Dicen los expertos en clima organizacional, de las grandes y exitosas empresas del mundo, que romper las barreras físicas y de jerarquía, permite el éxito del clima laboral de las directivas y el talento humano que allí laboran.
Pero en Colombia, la venia del respeto está en la mal utilizada palabra de ‘doctor’ para su jefe inmediato, su superior, para el presidente o gerente de equis empresa, como también en los cargos públicos.
Y tal vez la culpa la tiene la Academia, los profesores del momento, aquellos abogados de 50, 60 y hasta más años, les encanta esa pleitesía que los llamen doctores por haber estudiado Derecho, y formaron a los estudiantes que desde primer semestre deberían llamarse entre sí: doctor, doctora y doctores.
Peor aún, al que le llaman doctor solo por el falso prestigio, por el simple empirismo, y que exigen más que un profesional ser nombrados así, que se le trate de esa manera porque lo que importa no es ser, sino aparentar.
En la vida pública nos estrellamos con mandatarios, concejales, diputados y congresistas, que les fascina y es un elixir para su satisfacción que de la noche a la mañana aparecieron como doctores. Nunca corrigen, nunca exclaman la equivocación, porque eso les engorda los oídos y les nubla la vista.
Aquí en este país, donde todo es posible para bien y para mal, se le dice doctor a cualquiera para homenajearlo, para darle estatus y para inflar el ego, bien sea por simple costumbre o por conveniencia.
Unos menos conformes siempre han advertido que doctor se le llama al que está en la rama de la Salud o ha hecho un doctorado, que por cierto no es nada sencillo y toma sus años.
Entonces, ¿desde cuándo se nos dio por tratar a todo mundo de doctor? Se les ocurrió a los abogados algún día darse prestigio, ante el pobre pueblerino que le dijo señor y éste experto en leyes le corrigió: – Doctor para usted mi querido campesino colombiano.
Debemos hacer cultura, llamar a la persona por su cargo, por su posición momentánea, pero no exaltar por simple propósito de conseguir algo o endulzar el ser de quien no lo merece.

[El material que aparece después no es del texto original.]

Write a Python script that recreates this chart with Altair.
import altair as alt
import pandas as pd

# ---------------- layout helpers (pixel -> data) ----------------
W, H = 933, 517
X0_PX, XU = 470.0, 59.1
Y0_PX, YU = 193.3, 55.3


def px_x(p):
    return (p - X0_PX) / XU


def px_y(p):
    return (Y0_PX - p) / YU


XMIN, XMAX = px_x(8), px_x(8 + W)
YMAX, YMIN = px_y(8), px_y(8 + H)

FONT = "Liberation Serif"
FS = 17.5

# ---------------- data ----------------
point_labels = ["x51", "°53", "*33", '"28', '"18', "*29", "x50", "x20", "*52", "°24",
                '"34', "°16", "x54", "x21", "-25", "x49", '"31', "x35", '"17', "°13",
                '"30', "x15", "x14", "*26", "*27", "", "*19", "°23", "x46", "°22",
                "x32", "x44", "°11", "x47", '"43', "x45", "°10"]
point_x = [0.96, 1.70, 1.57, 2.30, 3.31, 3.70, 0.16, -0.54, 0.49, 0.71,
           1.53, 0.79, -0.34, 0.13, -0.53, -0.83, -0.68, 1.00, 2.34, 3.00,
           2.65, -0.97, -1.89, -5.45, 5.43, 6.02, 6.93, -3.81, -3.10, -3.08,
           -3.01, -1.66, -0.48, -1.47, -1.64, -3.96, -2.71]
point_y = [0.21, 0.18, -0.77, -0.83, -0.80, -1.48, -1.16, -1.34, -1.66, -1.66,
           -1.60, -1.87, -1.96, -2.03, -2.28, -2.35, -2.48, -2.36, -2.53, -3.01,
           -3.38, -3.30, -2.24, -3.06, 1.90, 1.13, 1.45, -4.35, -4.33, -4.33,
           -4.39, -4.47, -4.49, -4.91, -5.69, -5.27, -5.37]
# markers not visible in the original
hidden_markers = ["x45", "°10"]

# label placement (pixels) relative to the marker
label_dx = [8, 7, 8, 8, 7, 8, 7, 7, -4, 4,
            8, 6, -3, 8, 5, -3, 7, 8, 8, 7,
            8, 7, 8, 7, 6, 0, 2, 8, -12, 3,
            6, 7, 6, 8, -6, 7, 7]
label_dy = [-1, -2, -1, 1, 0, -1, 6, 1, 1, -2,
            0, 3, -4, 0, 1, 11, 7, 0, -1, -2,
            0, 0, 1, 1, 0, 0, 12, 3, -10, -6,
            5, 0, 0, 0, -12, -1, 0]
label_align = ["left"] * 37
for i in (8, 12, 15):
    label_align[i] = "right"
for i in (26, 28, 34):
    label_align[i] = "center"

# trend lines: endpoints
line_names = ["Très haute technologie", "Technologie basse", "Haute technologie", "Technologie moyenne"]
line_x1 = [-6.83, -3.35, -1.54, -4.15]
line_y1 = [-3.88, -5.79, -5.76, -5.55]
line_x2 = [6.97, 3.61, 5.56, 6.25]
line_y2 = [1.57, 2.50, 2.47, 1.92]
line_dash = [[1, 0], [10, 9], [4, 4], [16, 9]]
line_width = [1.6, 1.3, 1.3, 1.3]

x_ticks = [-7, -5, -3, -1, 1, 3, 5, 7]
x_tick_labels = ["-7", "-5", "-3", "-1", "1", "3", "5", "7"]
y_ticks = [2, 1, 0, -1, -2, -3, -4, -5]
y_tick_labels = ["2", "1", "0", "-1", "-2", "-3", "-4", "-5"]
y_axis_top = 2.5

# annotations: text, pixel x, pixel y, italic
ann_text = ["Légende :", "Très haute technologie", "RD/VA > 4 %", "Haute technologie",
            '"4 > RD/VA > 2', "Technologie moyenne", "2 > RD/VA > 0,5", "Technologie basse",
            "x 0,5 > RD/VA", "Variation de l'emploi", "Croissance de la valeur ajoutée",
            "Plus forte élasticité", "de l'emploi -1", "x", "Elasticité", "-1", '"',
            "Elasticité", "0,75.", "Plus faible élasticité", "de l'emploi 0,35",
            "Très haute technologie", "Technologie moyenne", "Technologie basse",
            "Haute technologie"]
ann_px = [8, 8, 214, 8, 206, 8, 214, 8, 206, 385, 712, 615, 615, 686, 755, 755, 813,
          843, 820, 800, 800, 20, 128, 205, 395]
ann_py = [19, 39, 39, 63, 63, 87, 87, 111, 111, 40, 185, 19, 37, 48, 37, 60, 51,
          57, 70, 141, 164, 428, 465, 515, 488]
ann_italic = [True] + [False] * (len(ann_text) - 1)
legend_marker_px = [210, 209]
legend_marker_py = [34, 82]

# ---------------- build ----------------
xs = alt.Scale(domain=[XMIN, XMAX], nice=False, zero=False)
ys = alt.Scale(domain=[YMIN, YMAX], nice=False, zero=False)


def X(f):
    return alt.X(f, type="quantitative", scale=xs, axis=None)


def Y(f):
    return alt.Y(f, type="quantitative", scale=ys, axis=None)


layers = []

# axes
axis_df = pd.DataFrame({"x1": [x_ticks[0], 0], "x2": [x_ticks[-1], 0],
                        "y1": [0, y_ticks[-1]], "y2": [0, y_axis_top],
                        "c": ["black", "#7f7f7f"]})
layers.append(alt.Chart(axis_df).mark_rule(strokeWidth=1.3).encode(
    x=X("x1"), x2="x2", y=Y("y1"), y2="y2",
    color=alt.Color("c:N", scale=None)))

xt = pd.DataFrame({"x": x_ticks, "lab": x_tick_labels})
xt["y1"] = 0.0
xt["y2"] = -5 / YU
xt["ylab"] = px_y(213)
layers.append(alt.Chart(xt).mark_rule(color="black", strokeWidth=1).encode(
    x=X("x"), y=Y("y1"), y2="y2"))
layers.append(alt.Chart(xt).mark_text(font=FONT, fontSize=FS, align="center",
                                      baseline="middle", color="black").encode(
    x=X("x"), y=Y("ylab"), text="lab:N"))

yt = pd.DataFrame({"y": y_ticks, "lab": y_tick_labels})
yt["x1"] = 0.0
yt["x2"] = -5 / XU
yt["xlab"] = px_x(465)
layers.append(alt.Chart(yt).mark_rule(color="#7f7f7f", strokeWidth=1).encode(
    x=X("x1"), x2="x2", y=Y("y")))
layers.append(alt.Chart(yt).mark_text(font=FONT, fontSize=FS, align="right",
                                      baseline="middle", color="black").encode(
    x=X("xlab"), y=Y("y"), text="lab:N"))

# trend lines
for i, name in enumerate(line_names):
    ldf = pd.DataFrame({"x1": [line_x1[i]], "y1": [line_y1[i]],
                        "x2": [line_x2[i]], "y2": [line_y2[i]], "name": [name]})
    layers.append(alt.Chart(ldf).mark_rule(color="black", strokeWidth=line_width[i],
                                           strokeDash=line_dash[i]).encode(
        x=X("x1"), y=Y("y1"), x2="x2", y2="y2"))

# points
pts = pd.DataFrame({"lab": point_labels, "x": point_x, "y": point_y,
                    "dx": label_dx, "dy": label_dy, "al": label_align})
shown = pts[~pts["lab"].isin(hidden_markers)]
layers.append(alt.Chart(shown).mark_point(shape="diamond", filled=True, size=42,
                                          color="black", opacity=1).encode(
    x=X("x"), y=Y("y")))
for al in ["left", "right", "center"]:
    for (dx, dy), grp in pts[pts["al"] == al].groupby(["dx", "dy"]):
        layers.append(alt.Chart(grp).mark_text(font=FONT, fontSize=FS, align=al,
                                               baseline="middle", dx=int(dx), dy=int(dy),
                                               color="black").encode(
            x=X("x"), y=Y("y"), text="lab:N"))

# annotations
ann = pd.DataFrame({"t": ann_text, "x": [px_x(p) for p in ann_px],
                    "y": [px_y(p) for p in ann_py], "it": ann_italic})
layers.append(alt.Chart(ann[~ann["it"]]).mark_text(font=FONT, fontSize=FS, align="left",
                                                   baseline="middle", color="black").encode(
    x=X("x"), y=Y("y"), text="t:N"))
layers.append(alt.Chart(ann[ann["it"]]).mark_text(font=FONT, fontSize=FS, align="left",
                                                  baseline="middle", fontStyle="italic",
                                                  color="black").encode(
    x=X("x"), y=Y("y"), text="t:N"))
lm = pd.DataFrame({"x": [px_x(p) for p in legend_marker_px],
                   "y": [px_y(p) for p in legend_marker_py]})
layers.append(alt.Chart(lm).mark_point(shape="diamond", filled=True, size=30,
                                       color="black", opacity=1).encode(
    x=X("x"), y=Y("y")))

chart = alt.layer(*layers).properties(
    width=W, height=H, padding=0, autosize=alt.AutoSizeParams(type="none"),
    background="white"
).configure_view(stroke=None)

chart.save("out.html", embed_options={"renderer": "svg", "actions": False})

Hoy las jerarquías están cambiando, las oficinas de miles de empresas están acabando con el encierro, con los cubículos, con las grandes murallas, y todos trabajan en un gran salón, para verse las caras, para interactuar, para tener al jefe al lado, al que perfectamente se le puede llamar Miguel, y así tenga varios títulos realizados, pero que se enorgullece, cuando la señora de la fotocopiadora es capaz de llamarlo por su nombre, porque la confianza la ha dado él. Eso es un gran logro así parezca tonto.
Lo mismo debería ser en los cargos públicos, en los de elección popular, que llamar al mandatario o político de turno por su nombre o su labor, sea la posibilidad para que la gente lo sienta cercano, lo crea propio o uno más de la familia.
Las barreras son mentales muchas veces, pero permitimos crecerlas cuando aceptamos un título ridículo de doctor, cuando no nos cabe en el carné, cuando nos pesa escasamente un nombre tan largo, escogido por nuestros padres, abuelos o el mismo cura, como para venir a aceptar abolengos que no corresponden.
El día que el doctor deje de llamarse doctor, seremos más humanos, más conscientes, más razonables.